5 thoughts on “Landscape Futures Super-Workshop”

  1. Hi,

    This seems superb and I am envious of participants.

    A comment: The list of readings is quite lovely, but taken together is there perhaps a curious absence of hard thinking about the character of "futures" more generally? The title cleverly invokes all kinds of other speculative practices, particularly large-scale speculative capitalisms (grain futures, energy futures) that occupy at once the same dream and material worlds as the subjects of Landscape Futures. Lots of work on speculation in anthropology and science studies; it's worth asking if are we short an epistemology or vocabulary for the kinds of future-making described by architects etc. (one more robust than utopia, desire, etc.)?

    From Cairo, with much jealousy,
    Cameron

  2. James, thanks for the interest! I've been looking forward to this for months.

    Cameron, thanks, as well. What specifically might you include on the reading list in that regard? Expanding the vocabulary through which architects discuss, invent, and project the future is a great idea.

  3. An intriguing symposium with a title that begs the question:
    Landscape Futures without Landscape Architects?
    I would be interested in seeing some of the reasoning behind the absence of even a single landscape architect as a listed participant (unless I misread that list), as it potentially speaks volumes to the relevance of LA's to the central study of the profession of Landscape Architecture, at least as I presume their relevance is perceived by the organizers and participants in this symposium.

  4. ints, Alex Robinson is actually a landscape architect, the Arid Lands Institute maintains a very strong cartographic and analytic research focus on landscape (specifically, hydrology), and the Center for Land Use Interpretation is possibly the single-most interesting landscape-research institution in the world today; so, based on these three participants alone, I would say that we are well-prepared to discuss the infrastructural, hydrological, and historical landscapes of Los Angeles.

    Having said that, though, this isn't a landscape architecture seminar – if anything, it's a workshop looking at the design of mechanisms and devices – so I'm curious about your insistence on landscape architecture's centrality; I'm also hesitant to agree with you that landscape architects are more qualified to speak about the landscape of the city than, say, geologists or hydrographers or even debris-basin maintenance engineers. Along those lines, I will admit that one of my regrets with this workshop is actually the absence of a participating geologist.

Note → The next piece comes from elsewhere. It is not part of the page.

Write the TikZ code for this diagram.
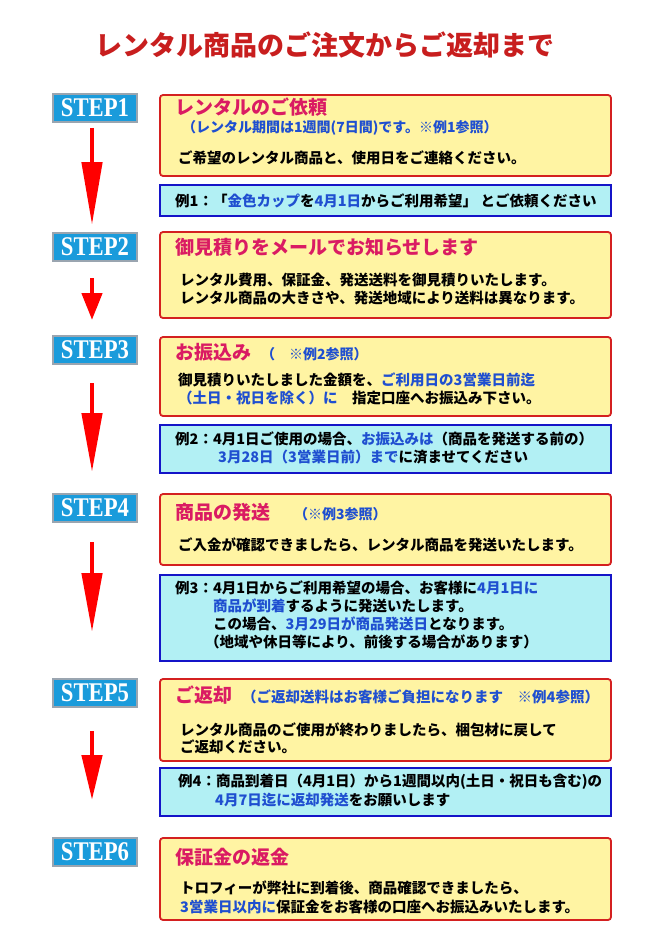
\documentclass[tikz,border=0pt]{standalone}
\usepackage{fontspec}
\setmainfont{Noto Sans CJK JP}
\newfontfamily\stepfont{Liberation Serif}[FakeStretch=0.84]
\usetikzlibrary{arrows.meta, positioning}
\definecolor{inkred}{HTML}{C81E1E}
\definecolor{inkpink}{HTML}{DA1B63}
\definecolor{inkblue}{HTML}{1F4FD0}
\definecolor{inkstep}{HTML}{1A9BDB}
\definecolor{inkgrey}{HTML}{9AA5B0}
\definecolor{inkbox}{HTML}{D42020}
\definecolor{inkyellow}{HTML}{FFF4A3}
\definecolor{inknote}{HTML}{1414C8}
\definecolor{inkcyan}{HTML}{B2F0F4}
\definecolor{inkarrow}{HTML}{FF0000}
\newcommand{\bluetxt}[1]{\textcolor{inkblue}{#1}}

\begin{document}
\begin{tikzpicture}[x=1pt, y=-1pt,
  stepbox/.style={draw=inkgrey, line width=2pt, fill=inkstep, text=white,
    minimum width=84pt, minimum height=28pt, inner sep=0pt,
    font=\stepfont\bfseries\fontsize{27}{27}\selectfont},
  mainbox/.style={draw=inkbox, line width=1.8pt, fill=inkyellow,
    rounded corners=3pt, minimum width=451pt},
  notebox/.style={draw=inknote, line width=1.8pt, fill=inkcyan,
    minimum width=451pt},
  steptitle/.style={anchor=west, inner sep=0pt, text=inkpink,
    font=\bfseries\fontsize{19}{22}\selectfont},
  bodytext/.style={anchor=west, inner sep=0pt, align=left,
    font=\bfseries\fontsize{14.5}{18}\selectfont},
  flow/.style={draw=inkarrow, line width=4.6pt,
    -{Triangle[length=#1, width=20pt]}}]
  \useasboundingbox (0,0) rectangle (670,947);

  \node[font=\bfseries\fontsize{27}{30}\selectfont, text=inkred]
    (title) at (325,45) {レンタル商品のご注文からご返却まで};

  % step badges, boxes and notes
  \foreach \n/\y in {1/108, 2/247, 3/350, 4/508, 5/693, 6/852}
    \node[stepbox] (s\n) at (95,\y) {STEP\n};
  \foreach \n/\y/\h in {1/135.5/81, 2/275/86, 3/376.5/79, 4/529.5/71,
                        5/720/82, 6/879/82}
    \node[mainbox, minimum height=\h pt] (b\n) at (385.5,\y) {};
  \foreach \n/\y/\h in {1/200.5/31, 2/449/48, 3/618/86, 4/792/48}
    \node[notebox, minimum height=\h pt] (e\n) at (385.5,\y) {};

  % arrows
  \foreach \n/\ya/\yb/\hd in {1/128/225/63, 2/278/320/27, 3/383/472/59,
                              4/542/632/59, 5/731/800/45}{
    \coordinate (top\n) at (92,\ya);
    \coordinate (tip\n) at (92,\yb);
    \draw[flow=\hd pt] (top\n) -- (tip\n);
  }

  % step 1
  \node[steptitle] (b1title) at (175,107) {レンタルのご依頼};
  \node[bodytext, text=inkblue, font=\bfseries\fontsize{14}{17}\selectfont]
    (b1sub) at (182,128) {（レンタル期間は1週間(7日間)です。※例1参照）};
  \node[bodytext] (b1text) at (178,158) {ご希望のレンタル商品と、使用日をご連絡ください。};
  \node[bodytext] (e1text) at (175,201)
    {例1：「\bluetxt{金色カップ}を\bluetxt{4月1日}からご利用希望」 とご依頼ください};

  % step 2
  \node[steptitle] (b2title) at (175,247) {御見積りをメールでお知らせします};
  \node[bodytext] (b2text) at (180,289)
    {レンタル費用、保証金、発送送料を御見積りいたします。\\
     レンタル商品の大きさや、発送地域により送料は異なります。};

  % step 3
  \node[steptitle] (b3title) at (175,352)
    {お振込み\hspace{10pt}{\color{inkblue}\fontsize{14}{17}\selectfont （　※例2参照）}};
  \node[bodytext] (b3text) at (178,389)
    {御見積りいたしました金額を、\bluetxt{ご利用日の3営業日前迄}\\
     \bluetxt{（土日・祝日を除く）に}　指定口座へお振込み下さい。};
  \node[bodytext] (e2text) at (175,447.5)
    {例2：4月1日ご使用の場合、\bluetxt{お振込みは}（商品を発送する前の）\\
     \hspace*{43pt}\bluetxt{3月28日（3営業日前）まで}に済ませてください};

  % step 4
  \node[steptitle] (b4title) at (175,512)
    {商品の発送\hspace{24pt}{\color{inkblue}\fontsize{14}{17}\selectfont （※例3参照）}};
  \node[bodytext] (b4text) at (178,545) {ご入金が確認できましたら、レンタル商品を発送いたします。};
  \node[bodytext] (e3text) at (175,615)
    {例3：4月1日からご利用希望の場合、お客様に\bluetxt{4月1日に}\\
     \hspace*{38pt}\bluetxt{商品が到着}するように発送いたします。\\
     \hspace*{38pt}この場合、\bluetxt{3月29日が商品発送日}となります。\\
     \hspace*{30pt}（地域や休日等により、前後する場合があります）};

  % step 5
  \node[steptitle] (b5title) at (175,695)
    {ご返却\hspace{10pt}{\color{inkblue}\fontsize{14.5}{17}\selectfont （ご返却送料はお客様ご負担になります　※例4参照）}};
  \node[bodytext, font=\bfseries\fontsize{14.5}{17}\selectfont] (b5text) at (180,738.5)
    {レンタル商品のご使用が終わりましたら、梱包材に戻して\\
     ご返却ください。};
  \node[bodytext, font=\bfseries\fontsize{14.5}{19}\selectfont] (e4text) at (178,790.5)
    {例4：商品到着日（4月1日）から1週間以内(土日・祝日も含む)の\\
     \hspace*{37pt}\bluetxt{4月7日迄に返却発送}をお願いします};

  % step 6
  \node[steptitle] (b6title) at (175,857) {保証金の返金};
  \node[bodytext, font=\bfseries\fontsize{14.5}{19}\selectfont] (b6text) at (180,897.5)
    {トロフィーが弊社に到着後、商品確認できましたら、\\
     \bluetxt{3営業日以内に}保証金をお客様の口座へお振込みいたします。};
\end{tikzpicture}
\end{document}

    However, I should add that I also think – indeed, this website is more or less premised on the idea – that buildings, cities, and other designed structures are often more interestingly discussed not by architects but by novelists, game designers, historians, scientists, photographers, police officers, fire crews, soldiers, insurgents, and so on. That is, architecture is often most interestingly discussed by non-architects. I say this simply because I don't know that I can agree with you that landscape architecture (and not engineering or geology) has unique relevance to this workshop – or unique relevance to the spaces of Los Angeles.